|Description of Breach(es)
Being an employer, failed so far as was practicable to provide and maintain a working environment in which its employees were not exposed to hazards, and by that failure caused serious harm to an employee.
Marley's Transport Pty Ltd (the Accused) is a transport company with over 50 trucks and trailers which transport products such as grain. The Accused occupied premises and operated its business from property known as 6 Noble Street Kewdale. (the Workplace).
The Accused has five directors with one of the directors being the workshop manager and another being the operations manager.
The Workplace contained a yard and workshop and the Accused conducted the servicing and repair of its trucks and trailers in-house.
Three of the trailers used by the Accused had foam seals around the edges of the tailgate to prevent the product from escaping around the edges of the tailgate when the vehicle is moving.
The opening and closing of the tailgate of those trailers over time causes the seals to wear down and were required to be removed and replaced. The replacement of the side and bottom seals could occur one or two times a year. The replacement of the top seals was seldom required.
To replace the bottom and side seals, a pipe or piece of wood is placed between the tailgate door and the trailer to hold it open and give sufficient clearance to remove and replace the seals.
To replace the top seal, the tailgate was released and the tailgate door was opened to give access to the seals. The tailgate was then raised using a forklift, with the tailgate resting on the forklift tines. The employees would then manually replace the top seal by climbing into the back of the trailer, which required them to walk underneath the raised tailgate which was resting unsecured on the forklift tines.
On 23 January 2013 one of the employees (employee 1) was instructed by the operations manager to replace the tailgate seals on a trailer.

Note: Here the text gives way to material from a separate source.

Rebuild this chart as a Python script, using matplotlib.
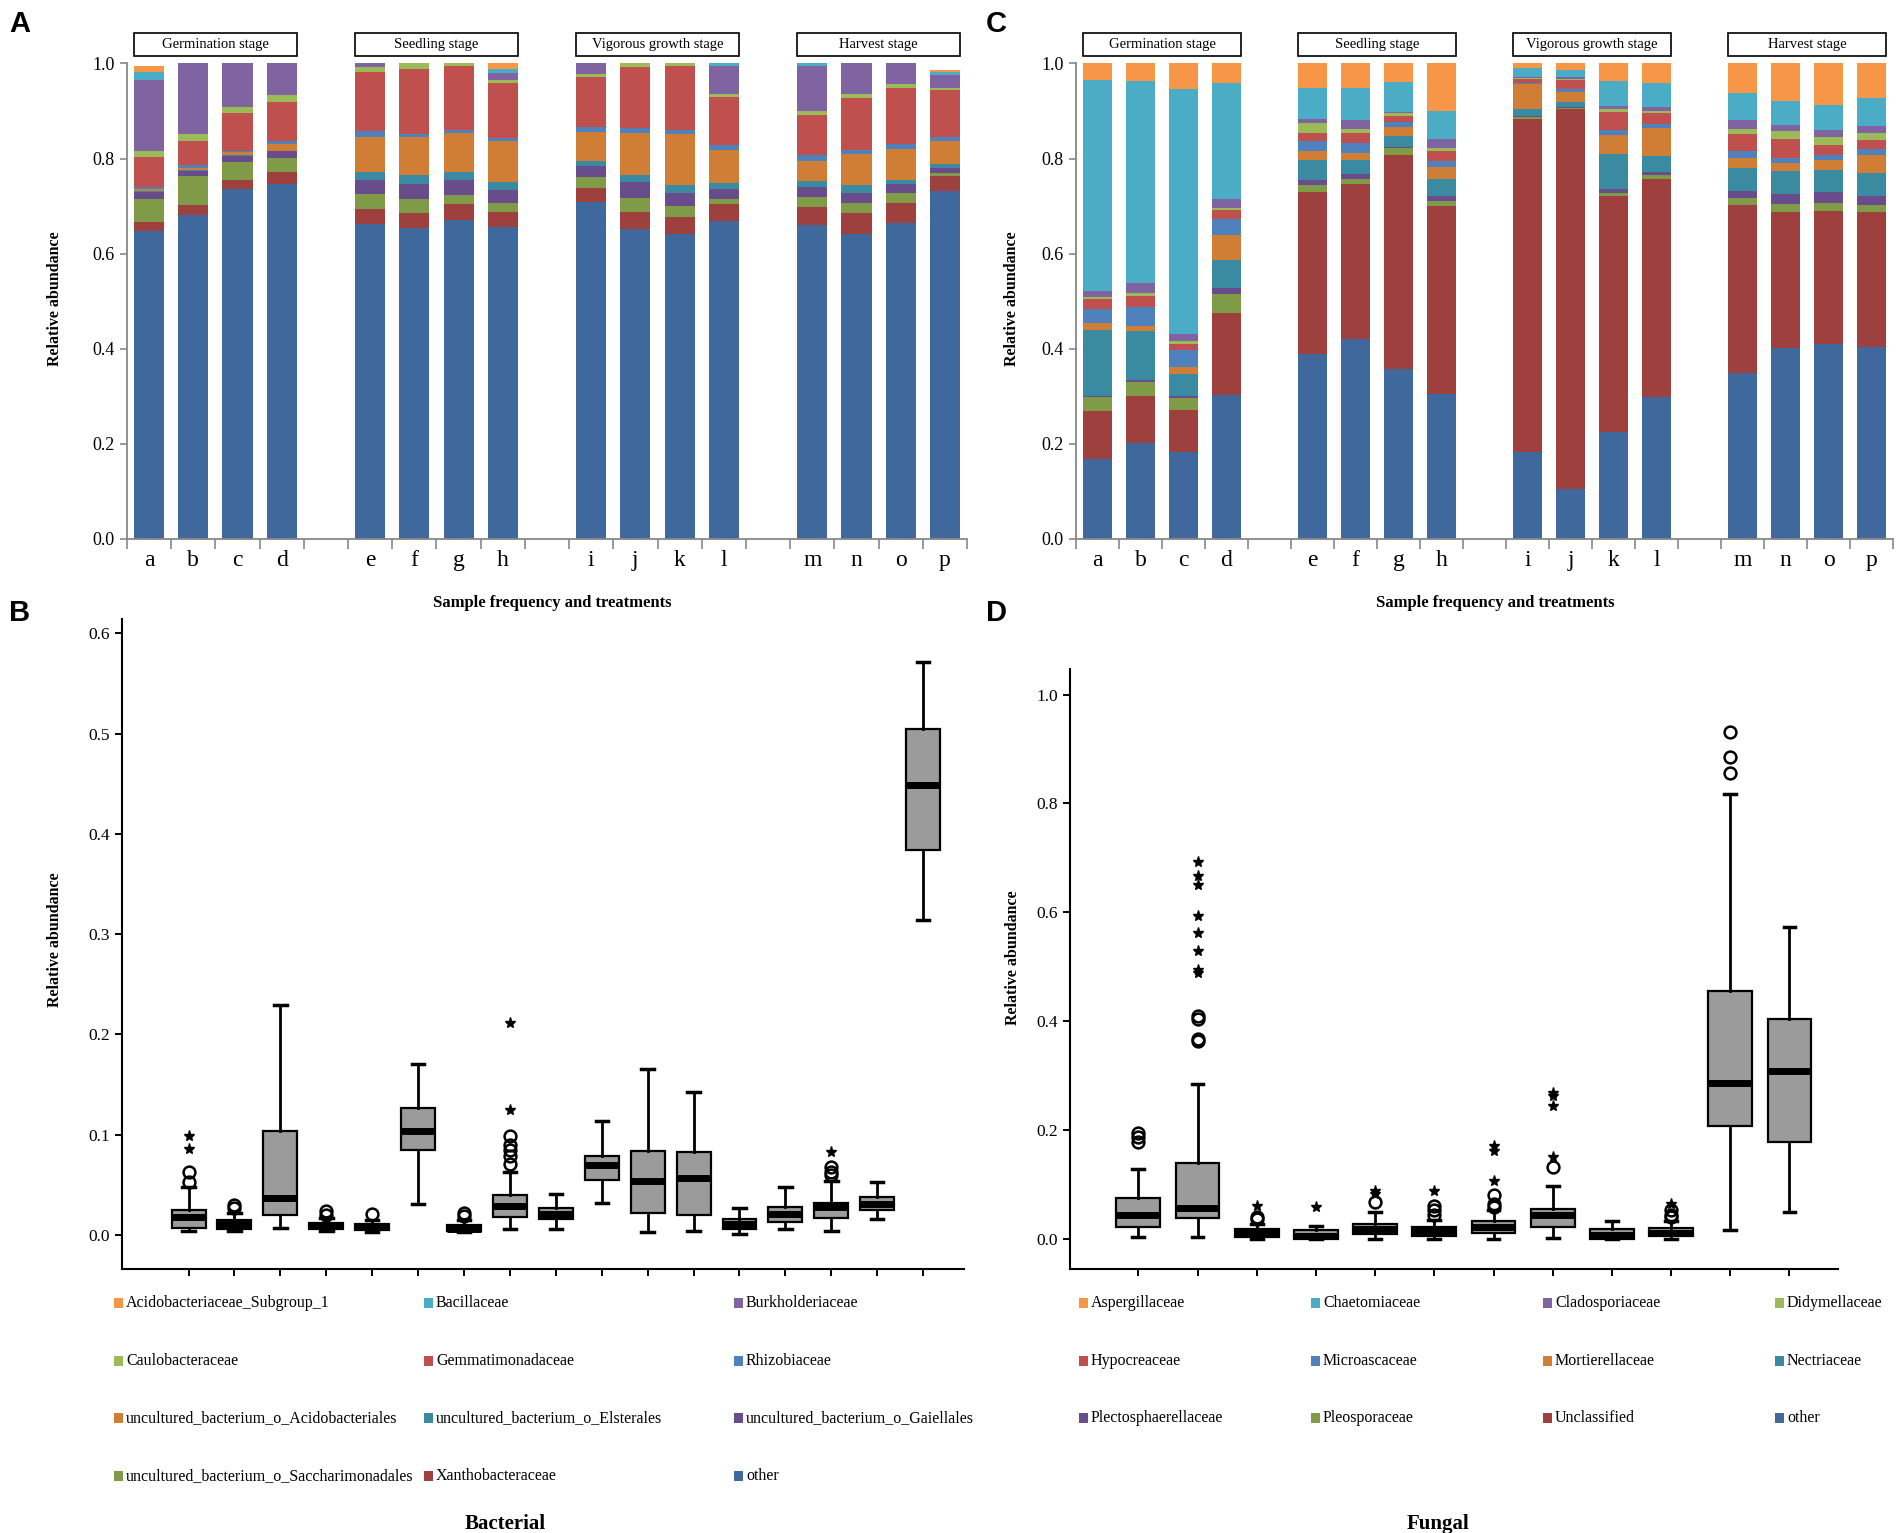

Employee 1 had completed the replacement of the sides and bottom seals of the tailgate when the operations manager instructed another employee (employee 2) to lift the tailgate up with the forklift to gain access to the top seal.
The tailgate was already slightly raised with a section of iron pipe wedged between the edge of the tailgate and the trailer from previous repairs being undertaken on the trailer earlier in the day.
Employee 2 (who did not hold a High Risk Work Licence to drive a forklift) positioned the forklift at the rear of the trailer. Employee 1 was standing on the left hand side of the forklift in the vicinity of the tailgate which was being raised.
Employee 2 then further raised the tailgate by resting the edge of the tailgate on the forklift tines and another employee removed the section of pipe wedged between the edge of the tailgate and the trailer.
Employee 1 was guiding Employee 2 on the movement and lift of the forklift. Employee 2 began to reverse the forklift slowly whilst the tailgate rested on the tines. The tailgate was resting approximately 250mm from the end of the forklift tines.
Employee 1 then positioned himself in between the tailgate and the rear of the trailer and continued to guide the movement of the forklift.
Employee 2 continued to reverse the forklift and the tailgate slipped off the tips of the forklift tines and struck employee 1 in the head. Employee 1 fell to the ground.
Employee 1 was taken by ambulance to hospital where he was treated for a fracture at the base of his skull, right facial nerve palsy and lacerations to his head. He suffered serious harm, as even following treatment these injuries have left him with permanent impairment.
A person standing under a load held and suspended by a forklift is a commonly known hazard within industry, including the transport industry.
The risks of being hit by a swinging unsupported tailgate are extremely high when undertaking this work using a forklift because loads can fall without warning due to operator error or unintentionally moving the raised and suspended load. A risk of being hit by a swinging unsupported tailgate also exists if there was a mechanical fault in the forklift being used. However, this is a lower risk than that or operator error.
Employees that were exposed to the hazard were at risk of suffering serious or fatal injuries, such as cranial fractures.
It was practicable for the Accused to have used a different method to open and secure the tailgate where the tailgate was not suspended in an unsecure manner, such as:
- by tilting the trailer so the tailgate is hanging vertically straight; and/or
- through the use of a fabricated adjustable prop which is welded to the body of the trailer and the tailgate.
Further, it was practicable for the Accused to have ensured that any person:
- required to undertake repair or maintenance work on a trailer had been trained in these methods, demonstrated competence in these methods; and/or
- was supervised by a person trained in these methods; and/or
- was not standing under the load whilst it was lifted and suspended.
Taking any or all of these measures would have mitigated the risk of the suspended tailgate slipping and injuring employee 1.